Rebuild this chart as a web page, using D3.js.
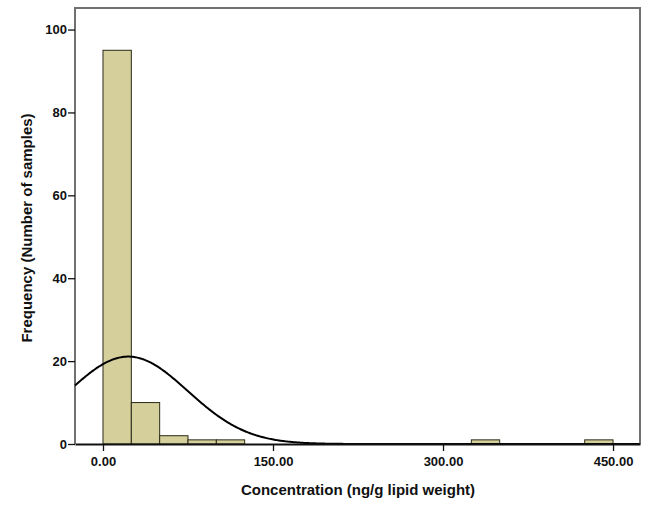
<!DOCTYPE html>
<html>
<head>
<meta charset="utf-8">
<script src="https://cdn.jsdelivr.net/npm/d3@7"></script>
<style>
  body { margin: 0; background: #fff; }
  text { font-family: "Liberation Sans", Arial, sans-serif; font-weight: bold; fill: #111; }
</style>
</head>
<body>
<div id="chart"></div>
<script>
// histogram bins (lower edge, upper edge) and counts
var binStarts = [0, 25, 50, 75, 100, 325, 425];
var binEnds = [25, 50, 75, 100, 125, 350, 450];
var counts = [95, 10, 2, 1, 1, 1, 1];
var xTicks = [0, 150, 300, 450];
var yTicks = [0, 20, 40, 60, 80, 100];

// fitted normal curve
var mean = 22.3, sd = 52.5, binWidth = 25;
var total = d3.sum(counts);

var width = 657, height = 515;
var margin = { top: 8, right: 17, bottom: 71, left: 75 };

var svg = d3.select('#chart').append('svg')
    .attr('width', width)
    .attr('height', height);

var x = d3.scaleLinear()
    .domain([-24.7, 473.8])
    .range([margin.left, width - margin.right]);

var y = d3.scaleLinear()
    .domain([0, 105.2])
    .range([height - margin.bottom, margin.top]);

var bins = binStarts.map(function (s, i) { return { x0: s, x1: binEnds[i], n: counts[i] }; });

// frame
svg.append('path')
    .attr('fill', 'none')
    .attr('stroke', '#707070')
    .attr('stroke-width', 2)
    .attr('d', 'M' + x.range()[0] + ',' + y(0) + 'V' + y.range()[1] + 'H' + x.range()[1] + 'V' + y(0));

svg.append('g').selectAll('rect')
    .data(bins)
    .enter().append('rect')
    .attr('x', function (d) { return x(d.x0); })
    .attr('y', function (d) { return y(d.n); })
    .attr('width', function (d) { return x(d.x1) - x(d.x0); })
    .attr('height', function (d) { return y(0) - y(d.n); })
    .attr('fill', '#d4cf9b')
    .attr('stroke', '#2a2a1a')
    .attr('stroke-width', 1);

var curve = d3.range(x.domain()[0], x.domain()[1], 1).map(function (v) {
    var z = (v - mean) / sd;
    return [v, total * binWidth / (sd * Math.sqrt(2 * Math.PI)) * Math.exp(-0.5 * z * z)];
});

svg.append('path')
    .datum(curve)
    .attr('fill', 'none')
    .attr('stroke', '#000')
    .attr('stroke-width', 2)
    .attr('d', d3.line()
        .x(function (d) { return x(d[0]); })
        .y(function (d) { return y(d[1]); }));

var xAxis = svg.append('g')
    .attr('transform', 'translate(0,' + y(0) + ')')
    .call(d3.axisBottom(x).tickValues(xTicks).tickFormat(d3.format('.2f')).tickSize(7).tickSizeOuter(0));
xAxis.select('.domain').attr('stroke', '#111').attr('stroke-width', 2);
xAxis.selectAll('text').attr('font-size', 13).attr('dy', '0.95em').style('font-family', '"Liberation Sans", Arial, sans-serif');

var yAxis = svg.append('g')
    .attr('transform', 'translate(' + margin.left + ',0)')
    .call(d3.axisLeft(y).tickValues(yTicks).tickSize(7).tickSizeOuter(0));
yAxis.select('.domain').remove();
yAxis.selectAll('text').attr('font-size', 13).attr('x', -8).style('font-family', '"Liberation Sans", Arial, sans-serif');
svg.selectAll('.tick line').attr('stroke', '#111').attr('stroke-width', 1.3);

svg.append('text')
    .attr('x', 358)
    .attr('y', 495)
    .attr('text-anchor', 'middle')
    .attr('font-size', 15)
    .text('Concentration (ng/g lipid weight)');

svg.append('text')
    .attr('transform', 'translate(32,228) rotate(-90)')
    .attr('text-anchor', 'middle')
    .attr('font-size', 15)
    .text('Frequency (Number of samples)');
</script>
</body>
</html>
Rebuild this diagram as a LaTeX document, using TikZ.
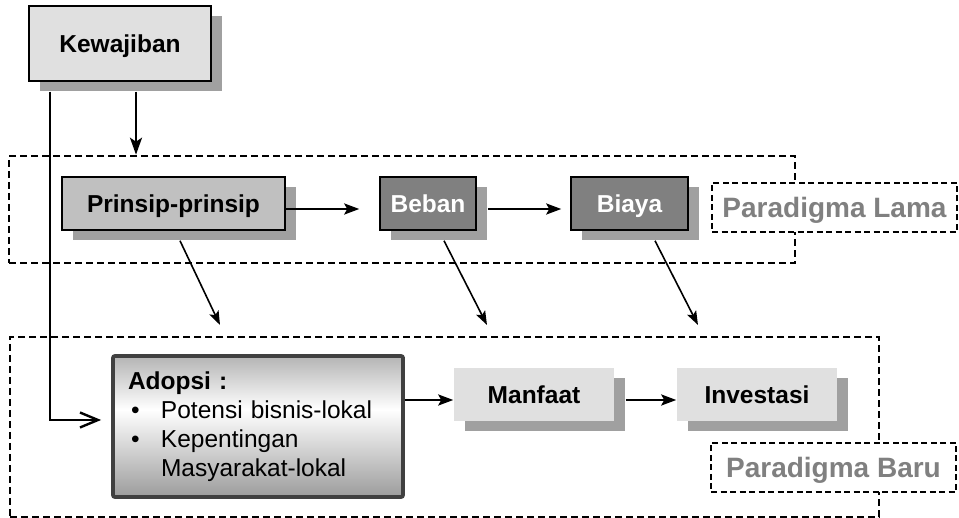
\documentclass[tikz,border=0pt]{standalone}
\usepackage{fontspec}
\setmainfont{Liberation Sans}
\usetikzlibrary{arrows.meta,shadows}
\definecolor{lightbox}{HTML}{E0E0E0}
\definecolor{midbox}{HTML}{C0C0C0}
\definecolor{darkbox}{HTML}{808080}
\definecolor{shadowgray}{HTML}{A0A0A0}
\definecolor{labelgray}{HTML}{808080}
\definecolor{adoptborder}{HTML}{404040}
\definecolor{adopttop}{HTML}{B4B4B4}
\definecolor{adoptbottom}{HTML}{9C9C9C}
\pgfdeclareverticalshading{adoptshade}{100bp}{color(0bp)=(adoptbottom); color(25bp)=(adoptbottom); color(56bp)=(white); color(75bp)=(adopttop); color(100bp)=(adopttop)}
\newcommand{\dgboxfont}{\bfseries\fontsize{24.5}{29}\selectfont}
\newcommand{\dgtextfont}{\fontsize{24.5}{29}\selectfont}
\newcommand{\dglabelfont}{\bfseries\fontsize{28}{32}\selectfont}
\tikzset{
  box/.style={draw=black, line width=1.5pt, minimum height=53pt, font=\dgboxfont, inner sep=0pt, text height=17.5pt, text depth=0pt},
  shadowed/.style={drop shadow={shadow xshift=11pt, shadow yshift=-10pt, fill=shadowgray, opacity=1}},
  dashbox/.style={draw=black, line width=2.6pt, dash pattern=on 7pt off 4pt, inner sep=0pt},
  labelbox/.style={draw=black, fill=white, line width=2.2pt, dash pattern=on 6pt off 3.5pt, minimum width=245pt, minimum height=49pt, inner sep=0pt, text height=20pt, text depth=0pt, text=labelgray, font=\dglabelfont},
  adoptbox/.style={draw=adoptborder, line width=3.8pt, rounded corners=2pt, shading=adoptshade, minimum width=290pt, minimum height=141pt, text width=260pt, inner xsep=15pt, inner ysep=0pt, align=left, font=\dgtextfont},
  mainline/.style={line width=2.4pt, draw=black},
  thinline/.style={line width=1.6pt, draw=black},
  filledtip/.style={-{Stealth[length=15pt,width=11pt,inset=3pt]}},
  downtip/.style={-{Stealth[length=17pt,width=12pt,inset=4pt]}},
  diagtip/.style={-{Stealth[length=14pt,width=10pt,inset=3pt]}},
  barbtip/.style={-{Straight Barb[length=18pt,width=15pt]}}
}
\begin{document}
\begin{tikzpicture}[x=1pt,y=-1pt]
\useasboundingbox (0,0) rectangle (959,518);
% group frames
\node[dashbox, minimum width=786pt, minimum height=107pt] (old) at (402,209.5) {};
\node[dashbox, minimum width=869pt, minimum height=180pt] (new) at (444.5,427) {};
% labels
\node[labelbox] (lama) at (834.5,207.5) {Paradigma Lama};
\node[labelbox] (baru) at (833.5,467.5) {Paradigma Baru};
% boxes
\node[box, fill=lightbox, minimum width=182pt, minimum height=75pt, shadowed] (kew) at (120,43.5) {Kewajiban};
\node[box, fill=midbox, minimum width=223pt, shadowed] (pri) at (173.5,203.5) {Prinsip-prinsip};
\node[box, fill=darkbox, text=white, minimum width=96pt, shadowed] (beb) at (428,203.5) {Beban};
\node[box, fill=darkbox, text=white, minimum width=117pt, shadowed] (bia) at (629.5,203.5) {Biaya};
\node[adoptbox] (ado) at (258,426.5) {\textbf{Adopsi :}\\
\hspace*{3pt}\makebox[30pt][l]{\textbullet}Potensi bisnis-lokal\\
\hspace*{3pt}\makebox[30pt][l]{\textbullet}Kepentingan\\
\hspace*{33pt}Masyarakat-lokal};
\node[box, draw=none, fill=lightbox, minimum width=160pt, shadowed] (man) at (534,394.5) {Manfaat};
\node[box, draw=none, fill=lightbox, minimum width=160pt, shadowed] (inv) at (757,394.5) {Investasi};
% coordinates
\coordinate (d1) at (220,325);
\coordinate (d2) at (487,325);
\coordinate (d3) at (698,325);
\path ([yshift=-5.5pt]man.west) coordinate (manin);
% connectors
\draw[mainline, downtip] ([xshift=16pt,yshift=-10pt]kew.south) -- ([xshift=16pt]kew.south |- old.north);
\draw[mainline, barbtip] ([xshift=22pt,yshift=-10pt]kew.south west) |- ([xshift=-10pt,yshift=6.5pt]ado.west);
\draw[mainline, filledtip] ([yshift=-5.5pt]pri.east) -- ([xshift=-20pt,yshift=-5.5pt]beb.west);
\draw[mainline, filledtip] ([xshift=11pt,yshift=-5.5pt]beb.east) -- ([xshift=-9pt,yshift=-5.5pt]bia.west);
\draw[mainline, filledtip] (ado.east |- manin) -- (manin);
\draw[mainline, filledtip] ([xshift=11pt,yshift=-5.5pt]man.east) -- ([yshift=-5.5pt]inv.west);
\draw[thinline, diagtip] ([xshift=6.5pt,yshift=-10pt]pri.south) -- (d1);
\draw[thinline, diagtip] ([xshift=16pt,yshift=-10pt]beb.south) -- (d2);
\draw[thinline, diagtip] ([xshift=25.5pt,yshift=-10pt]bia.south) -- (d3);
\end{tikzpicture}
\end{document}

▸ **WHAT NEEDS TO BE DONE**
Check each line of the records for "chart" and copy the ones that contain it.

▸ **SOLUTION FOR THIS PROBLEM**
Rebuild this chart as a web page, using D3.js.
<div id="chart"></div>
var svg = d3.select('#chart').append('svg')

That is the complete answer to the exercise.